Dataset records:
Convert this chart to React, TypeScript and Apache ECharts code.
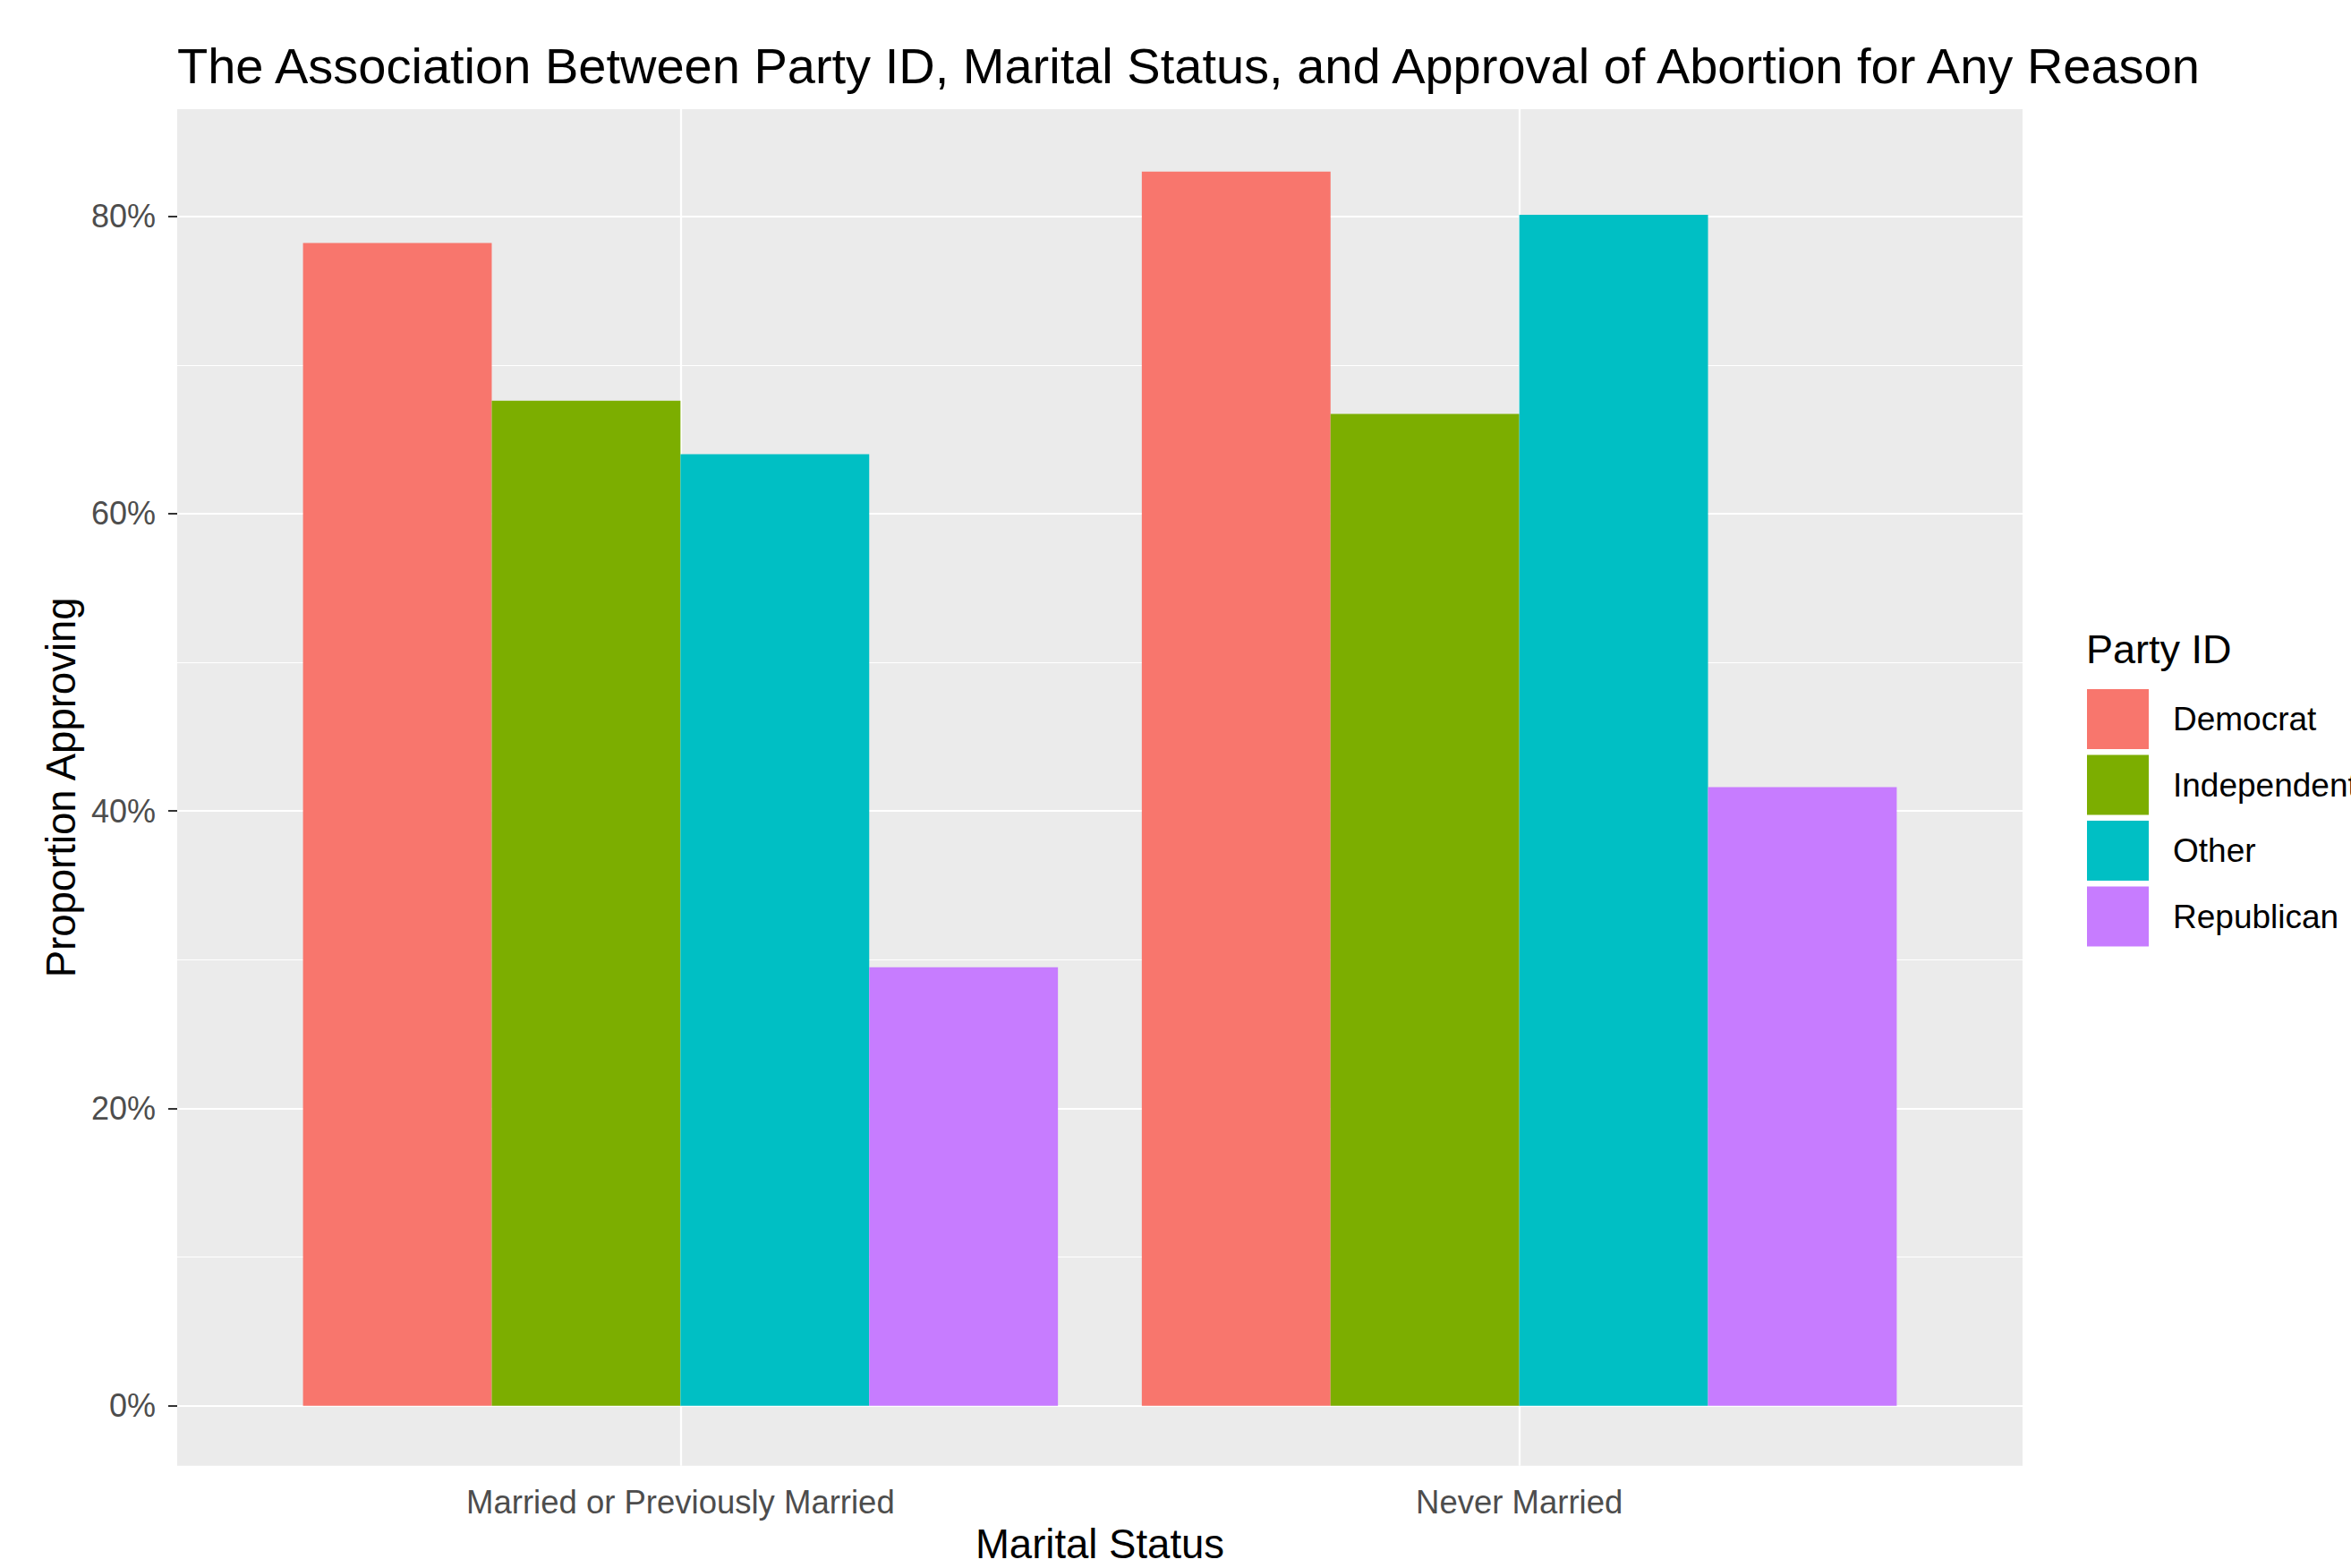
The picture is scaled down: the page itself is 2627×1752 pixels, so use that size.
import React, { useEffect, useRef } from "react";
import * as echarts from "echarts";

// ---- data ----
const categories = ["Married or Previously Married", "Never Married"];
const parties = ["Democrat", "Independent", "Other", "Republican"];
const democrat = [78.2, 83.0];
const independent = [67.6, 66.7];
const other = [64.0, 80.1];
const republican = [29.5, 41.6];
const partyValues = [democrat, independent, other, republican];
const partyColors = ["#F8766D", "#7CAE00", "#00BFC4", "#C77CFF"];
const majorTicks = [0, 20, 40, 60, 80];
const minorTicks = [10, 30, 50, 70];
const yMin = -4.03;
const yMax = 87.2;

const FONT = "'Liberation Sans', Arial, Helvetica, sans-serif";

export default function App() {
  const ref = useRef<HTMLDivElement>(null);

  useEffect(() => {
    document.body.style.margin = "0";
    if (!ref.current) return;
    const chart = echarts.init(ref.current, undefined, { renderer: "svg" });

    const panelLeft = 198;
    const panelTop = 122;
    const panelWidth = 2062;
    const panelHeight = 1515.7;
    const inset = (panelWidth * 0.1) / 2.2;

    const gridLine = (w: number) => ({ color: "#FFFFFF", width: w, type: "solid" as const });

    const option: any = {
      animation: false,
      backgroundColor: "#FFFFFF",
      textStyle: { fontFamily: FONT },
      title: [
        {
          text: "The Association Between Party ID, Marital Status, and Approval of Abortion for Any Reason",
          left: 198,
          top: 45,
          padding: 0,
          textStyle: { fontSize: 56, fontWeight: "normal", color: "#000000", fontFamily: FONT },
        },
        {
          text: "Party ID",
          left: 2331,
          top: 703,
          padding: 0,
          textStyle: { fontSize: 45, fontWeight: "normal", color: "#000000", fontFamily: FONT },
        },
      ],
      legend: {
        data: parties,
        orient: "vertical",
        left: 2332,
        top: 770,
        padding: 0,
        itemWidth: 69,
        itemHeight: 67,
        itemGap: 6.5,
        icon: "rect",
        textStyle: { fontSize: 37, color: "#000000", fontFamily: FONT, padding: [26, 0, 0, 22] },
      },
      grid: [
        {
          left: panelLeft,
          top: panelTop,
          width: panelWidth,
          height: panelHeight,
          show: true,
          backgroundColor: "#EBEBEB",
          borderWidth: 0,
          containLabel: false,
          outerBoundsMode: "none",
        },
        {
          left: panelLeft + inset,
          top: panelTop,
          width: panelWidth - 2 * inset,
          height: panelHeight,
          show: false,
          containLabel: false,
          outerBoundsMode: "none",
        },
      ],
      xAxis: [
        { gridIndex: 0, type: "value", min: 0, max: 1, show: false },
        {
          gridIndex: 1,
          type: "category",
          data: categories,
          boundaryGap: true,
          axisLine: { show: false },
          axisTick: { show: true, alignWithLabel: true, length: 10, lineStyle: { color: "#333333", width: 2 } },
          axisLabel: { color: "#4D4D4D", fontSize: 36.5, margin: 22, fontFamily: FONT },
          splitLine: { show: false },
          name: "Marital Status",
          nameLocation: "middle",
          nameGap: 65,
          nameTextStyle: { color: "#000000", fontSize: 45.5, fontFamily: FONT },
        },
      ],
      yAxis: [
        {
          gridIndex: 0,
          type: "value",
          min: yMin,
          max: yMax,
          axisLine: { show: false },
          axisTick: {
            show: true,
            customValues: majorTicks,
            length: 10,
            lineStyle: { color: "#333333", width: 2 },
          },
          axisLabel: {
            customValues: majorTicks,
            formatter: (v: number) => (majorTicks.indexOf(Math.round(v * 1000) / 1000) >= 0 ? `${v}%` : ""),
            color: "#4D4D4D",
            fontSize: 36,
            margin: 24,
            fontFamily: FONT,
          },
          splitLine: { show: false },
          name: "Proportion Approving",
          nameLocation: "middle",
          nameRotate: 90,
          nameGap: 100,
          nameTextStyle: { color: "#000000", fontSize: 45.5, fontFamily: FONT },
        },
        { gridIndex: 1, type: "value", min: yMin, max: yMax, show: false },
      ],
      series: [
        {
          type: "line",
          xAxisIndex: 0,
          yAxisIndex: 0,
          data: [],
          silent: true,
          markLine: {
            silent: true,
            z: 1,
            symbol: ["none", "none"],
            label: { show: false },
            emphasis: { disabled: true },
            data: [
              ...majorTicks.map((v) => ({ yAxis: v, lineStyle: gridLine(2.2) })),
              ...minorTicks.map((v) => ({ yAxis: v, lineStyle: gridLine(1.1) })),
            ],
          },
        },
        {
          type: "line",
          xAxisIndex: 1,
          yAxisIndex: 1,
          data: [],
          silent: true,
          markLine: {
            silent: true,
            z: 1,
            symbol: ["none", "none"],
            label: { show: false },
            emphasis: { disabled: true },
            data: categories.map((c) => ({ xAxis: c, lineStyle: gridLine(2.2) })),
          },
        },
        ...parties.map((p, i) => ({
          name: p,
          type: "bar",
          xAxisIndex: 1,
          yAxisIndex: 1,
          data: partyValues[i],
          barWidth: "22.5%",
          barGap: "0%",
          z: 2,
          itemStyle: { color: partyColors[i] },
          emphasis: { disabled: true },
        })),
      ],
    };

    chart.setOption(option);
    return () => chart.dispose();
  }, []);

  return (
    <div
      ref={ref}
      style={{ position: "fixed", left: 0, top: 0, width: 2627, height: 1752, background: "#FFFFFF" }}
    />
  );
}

...

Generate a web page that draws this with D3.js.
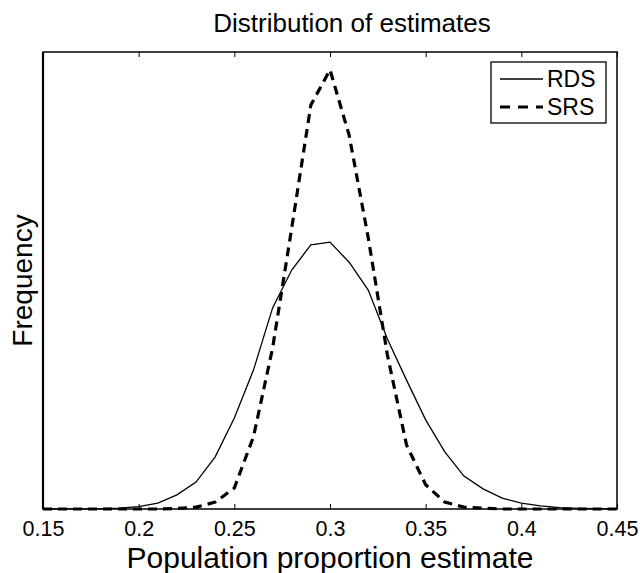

What is being asked:
Only the lines from the one with "Convert this chart" down to the one with "const inset = (panelWidth * 0.1) / 2.2;" belong in your copy, both ends included; write them out exactly and skip any pictures.

Answer in full:
Convert this chart to React, TypeScript and Apache ECharts code.
The picture is scaled down: the page itself is 2627×1752 pixels, so use that size.
import React, { useEffect, useRef } from "react";
import * as echarts from "echarts";

// ---- data ----
const categories = ["Married or Previously Married", "Never Married"];
const parties = ["Democrat", "Independent", "Other", "Republican"];
const democrat = [78.2, 83.0];
const independent = [67.6, 66.7];
const other = [64.0, 80.1];
const republican = [29.5, 41.6];
const partyValues = [democrat, independent, other, republican];
const partyColors = ["#F8766D", "#7CAE00", "#00BFC4", "#C77CFF"];
const majorTicks = [0, 20, 40, 60, 80];
const minorTicks = [10, 30, 50, 70];
const yMin = -4.03;
const yMax = 87.2;

const FONT = "'Liberation Sans', Arial, Helvetica, sans-serif";

export default function App() {
  const ref = useRef<HTMLDivElement>(null);

  useEffect(() => {
    document.body.style.margin = "0";
    if (!ref.current) return;
    const chart = echarts.init(ref.current, undefined, { renderer: "svg" });

    const panelLeft = 198;
    const panelTop = 122;
    const panelWidth = 2062;
    const panelHeight = 1515.7;
    const inset = (panelWidth * 0.1) / 2.2;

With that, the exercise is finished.